The program did the world a favor by decoupling the civilian signal, called L2C, from the OCX deployment. But the growing militarization of space made these delays unacceptable to military commanders.
So the Air Force and Lockheed created a stop-gap ground station system upgrade called COps (a riff on “contingency operations"). Without COps, the military can’t use any GPS III satellite. Coders started working on this in 2016, and about $160 million and several years later, the stop-gap seems on track to be delivered in April 2019. In another effort, military coders are working on an early use version of M-Code software, which may be ready by 2020.
But one last hurdle remains. Every piece of equipment that uses global positioning sats needs a receiver that is capable of handling the M-code. The effort to develop these receiver cards has been hampered by the lack of operational testing, since no sats had been launched.
“The military services were unlikely to have sufficient knowledge to make informed procurement decisions starting in fiscal year 2018, because operational testing that provides valuable information about Military GPS User Equipment (MGUE) performance would not be complete until fiscal year 2019,” the GAO notes.
A Bright GPS Future...Delayed
So when can the military expect for the new GPS III to provide its promised battlefield advantages?
It could be a while, the GAO warns: “Full M-code capability—which includes both the ability to broadcast a signal via satellites and a ground system and user equipment to receive the signal—will take at least a decade once the services are able to deploy MGUE receivers in sufficient numbers.”
In any situation, the delays and cost overruns would make an observer’s head spin.
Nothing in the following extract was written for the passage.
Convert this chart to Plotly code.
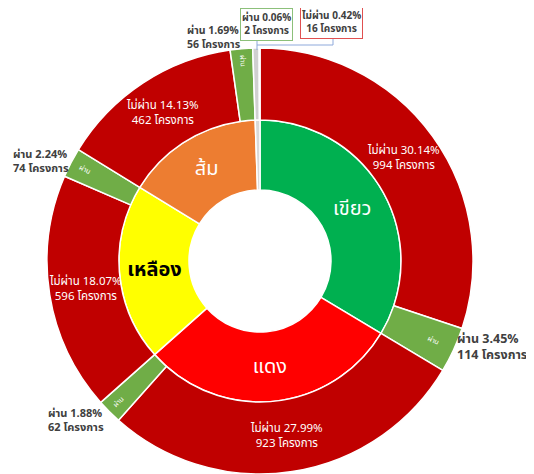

But unfortunately for the Pentagon, the need to protect sats has never been greater. As more nation’s militaries become increasingly capable in space, the U.S. finds itself on the defensive in orbit. A nation that projects power across the world can be hobbled with an attack on vulnerable space navigation systems.
This changing landscape has prompted big changes in the Pentagon, with the creation of a Space Command and a future debate over the wisdom of forming a whole new branch of the military (the Space Force) to focus on operations in orbit. As this pressure grows, the beleaguered program will certainly receive sharp attention.
So while the launch of this first GPS III satellite is a big milestone, it’s still got a long and bumpy road ahead.